Task statement:
Copy out each line of the material below with no changes.

··· Data

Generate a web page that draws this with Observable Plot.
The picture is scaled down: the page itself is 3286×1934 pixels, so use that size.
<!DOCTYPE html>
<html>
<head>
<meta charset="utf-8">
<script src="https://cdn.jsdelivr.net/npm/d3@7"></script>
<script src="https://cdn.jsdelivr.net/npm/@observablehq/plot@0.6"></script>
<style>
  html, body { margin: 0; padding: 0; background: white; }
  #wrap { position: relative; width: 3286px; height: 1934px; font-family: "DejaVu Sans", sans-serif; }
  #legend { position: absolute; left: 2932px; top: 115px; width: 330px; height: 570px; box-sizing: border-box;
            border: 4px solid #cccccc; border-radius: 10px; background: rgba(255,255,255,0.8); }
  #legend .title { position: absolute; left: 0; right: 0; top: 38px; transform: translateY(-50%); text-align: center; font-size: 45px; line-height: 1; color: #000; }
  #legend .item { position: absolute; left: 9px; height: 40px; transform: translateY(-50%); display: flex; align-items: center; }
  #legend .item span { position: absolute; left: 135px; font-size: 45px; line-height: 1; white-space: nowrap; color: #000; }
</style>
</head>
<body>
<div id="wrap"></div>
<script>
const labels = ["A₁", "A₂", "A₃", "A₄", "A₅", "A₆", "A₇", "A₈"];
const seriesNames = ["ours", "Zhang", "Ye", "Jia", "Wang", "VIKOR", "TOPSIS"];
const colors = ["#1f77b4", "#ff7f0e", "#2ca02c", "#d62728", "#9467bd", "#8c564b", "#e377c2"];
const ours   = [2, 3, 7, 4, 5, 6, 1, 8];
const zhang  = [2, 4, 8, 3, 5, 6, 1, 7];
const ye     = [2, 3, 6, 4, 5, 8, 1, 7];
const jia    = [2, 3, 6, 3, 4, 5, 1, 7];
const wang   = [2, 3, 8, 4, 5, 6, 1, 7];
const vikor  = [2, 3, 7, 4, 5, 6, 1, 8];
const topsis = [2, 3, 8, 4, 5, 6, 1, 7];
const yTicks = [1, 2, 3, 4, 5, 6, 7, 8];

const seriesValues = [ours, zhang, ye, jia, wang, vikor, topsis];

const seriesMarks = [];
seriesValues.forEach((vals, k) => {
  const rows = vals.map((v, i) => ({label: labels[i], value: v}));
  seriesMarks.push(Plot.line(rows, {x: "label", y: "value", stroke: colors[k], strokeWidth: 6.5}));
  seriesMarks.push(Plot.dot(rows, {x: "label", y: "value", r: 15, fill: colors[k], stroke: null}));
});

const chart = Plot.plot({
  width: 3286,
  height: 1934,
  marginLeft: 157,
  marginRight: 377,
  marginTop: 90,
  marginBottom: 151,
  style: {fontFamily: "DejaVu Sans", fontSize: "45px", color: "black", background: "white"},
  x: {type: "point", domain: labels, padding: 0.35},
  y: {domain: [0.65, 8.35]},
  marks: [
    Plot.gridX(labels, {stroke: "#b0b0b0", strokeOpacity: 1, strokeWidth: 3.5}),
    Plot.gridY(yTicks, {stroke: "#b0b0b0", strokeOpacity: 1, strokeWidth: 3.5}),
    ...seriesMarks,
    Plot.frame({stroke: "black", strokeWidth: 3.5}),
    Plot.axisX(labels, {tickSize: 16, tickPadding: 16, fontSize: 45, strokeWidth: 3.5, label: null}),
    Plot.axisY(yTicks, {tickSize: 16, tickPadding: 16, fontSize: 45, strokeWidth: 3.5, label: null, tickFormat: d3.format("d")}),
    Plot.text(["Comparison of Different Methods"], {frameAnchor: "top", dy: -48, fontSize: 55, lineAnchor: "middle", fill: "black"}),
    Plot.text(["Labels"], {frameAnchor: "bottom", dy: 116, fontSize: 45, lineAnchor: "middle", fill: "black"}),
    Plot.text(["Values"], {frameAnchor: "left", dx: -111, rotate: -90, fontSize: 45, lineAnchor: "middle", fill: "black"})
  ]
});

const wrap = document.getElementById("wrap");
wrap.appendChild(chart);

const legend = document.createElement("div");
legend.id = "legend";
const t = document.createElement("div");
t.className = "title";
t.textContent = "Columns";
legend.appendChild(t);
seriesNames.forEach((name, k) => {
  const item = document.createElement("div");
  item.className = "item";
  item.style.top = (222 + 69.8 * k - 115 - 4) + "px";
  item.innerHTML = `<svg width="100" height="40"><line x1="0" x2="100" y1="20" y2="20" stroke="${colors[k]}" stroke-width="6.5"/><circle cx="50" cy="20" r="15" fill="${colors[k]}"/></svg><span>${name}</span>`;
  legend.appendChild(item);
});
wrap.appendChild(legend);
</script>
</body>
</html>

······

Solution for this exercise:
Generate a web page that draws this with Observable Plot.
The picture is scaled down: the page itself is 3286×1934 pixels, so use that size.
<!DOCTYPE html>
<html>
<head>
<meta charset="utf-8">
<script src="https://cdn.jsdelivr.net/npm/d3@7"></script>
<script src="https://cdn.jsdelivr.net/npm/@observablehq/plot@0.6"></script>
<style>
  html, body { margin: 0; padding: 0; background: white; }
  #wrap { position: relative; width: 3286px; height: 1934px; font-family: "DejaVu Sans", sans-serif; }
  #legend { position: absolute; left: 2932px; top: 115px; width: 330px; height: 570px; box-sizing: border-box;
            border: 4px solid #cccccc; border-radius: 10px; background: rgba(255,255,255,0.8); }
  #legend .title { position: absolute; left: 0; right: 0; top: 38px; transform: translateY(-50%); text-align: center; font-size: 45px; line-height: 1; color: #000; }
  #legend .item { position: absolute; left: 9px; height: 40px; transform: translateY(-50%); display: flex; align-items: center; }
  #legend .item span { position: absolute; left: 135px; font-size: 45px; line-height: 1; white-space: nowrap; color: #000; }
</style>
</head>
<body>
<div id="wrap"></div>
<script>
const labels = ["A₁", "A₂", "A₃", "A₄", "A₅", "A₆", "A₇", "A₈"];
const seriesNames = ["ours", "Zhang", "Ye", "Jia", "Wang", "VIKOR", "TOPSIS"];
const colors = ["#1f77b4", "#ff7f0e", "#2ca02c", "#d62728", "#9467bd", "#8c564b", "#e377c2"];
const ours   = [2, 3, 7, 4, 5, 6, 1, 8];
const zhang  = [2, 4, 8, 3, 5, 6, 1, 7];
const ye     = [2, 3, 6, 4, 5, 8, 1, 7];
const jia    = [2, 3, 6, 3, 4, 5, 1, 7];
const wang   = [2, 3, 8, 4, 5, 6, 1, 7];
const vikor  = [2, 3, 7, 4, 5, 6, 1, 8];
const topsis = [2, 3, 8, 4, 5, 6, 1, 7];
const yTicks = [1, 2, 3, 4, 5, 6, 7, 8];

const seriesValues = [ours, zhang, ye, jia, wang, vikor, topsis];

const seriesMarks = [];
seriesValues.forEach((vals, k) => {
  const rows = vals.map((v, i) => ({label: labels[i], value: v}));
  seriesMarks.push(Plot.line(rows, {x: "label", y: "value", stroke: colors[k], strokeWidth: 6.5}));
  seriesMarks.push(Plot.dot(rows, {x: "label", y: "value", r: 15, fill: colors[k], stroke: null}));
});

const chart = Plot.plot({
  width: 3286,
  height: 1934,
  marginLeft: 157,
  marginRight: 377,
  marginTop: 90,
  marginBottom: 151,
  style: {fontFamily: "DejaVu Sans", fontSize: "45px", color: "black", background: "white"},
  x: {type: "point", domain: labels, padding: 0.35},
  y: {domain: [0.65, 8.35]},
  marks: [
    Plot.gridX(labels, {stroke: "#b0b0b0", strokeOpacity: 1, strokeWidth: 3.5}),
    Plot.gridY(yTicks, {stroke: "#b0b0b0", strokeOpacity: 1, strokeWidth: 3.5}),
    ...seriesMarks,
    Plot.frame({stroke: "black", strokeWidth: 3.5}),
    Plot.axisX(labels, {tickSize: 16, tickPadding: 16, fontSize: 45, strokeWidth: 3.5, label: null}),
    Plot.axisY(yTicks, {tickSize: 16, tickPadding: 16, fontSize: 45, strokeWidth: 3.5, label: null, tickFormat: d3.format("d")}),
    Plot.text(["Comparison of Different Methods"], {frameAnchor: "top", dy: -48, fontSize: 55, lineAnchor: "middle", fill: "black"}),
    Plot.text(["Labels"], {frameAnchor: "bottom", dy: 116, fontSize: 45, lineAnchor: "middle", fill: "black"}),
    Plot.text(["Values"], {frameAnchor: "left", dx: -111, rotate: -90, fontSize: 45, lineAnchor: "middle", fill: "black"})
  ]
});

const wrap = document.getElementById("wrap");
wrap.appendChild(chart);

const legend = document.createElement("div");
legend.id = "legend";
const t = document.createElement("div");
t.className = "title";
t.textContent = "Columns";
legend.appendChild(t);
seriesNames.forEach((name, k) => {
  const item = document.createElement("div");
  item.className = "item";
  item.style.top = (222 + 69.8 * k - 115 - 4) + "px";
  item.innerHTML = `<svg width="100" height="40"><line x1="0" x2="100" y1="20" y2="20" stroke="${colors[k]}" stroke-width="6.5"/><circle cx="50" cy="20" r="15" fill="${colors[k]}"/></svg><span>${name}</span>`;
  legend.appendChild(item);
});
wrap.appendChild(legend);
</script>
</body>
</html>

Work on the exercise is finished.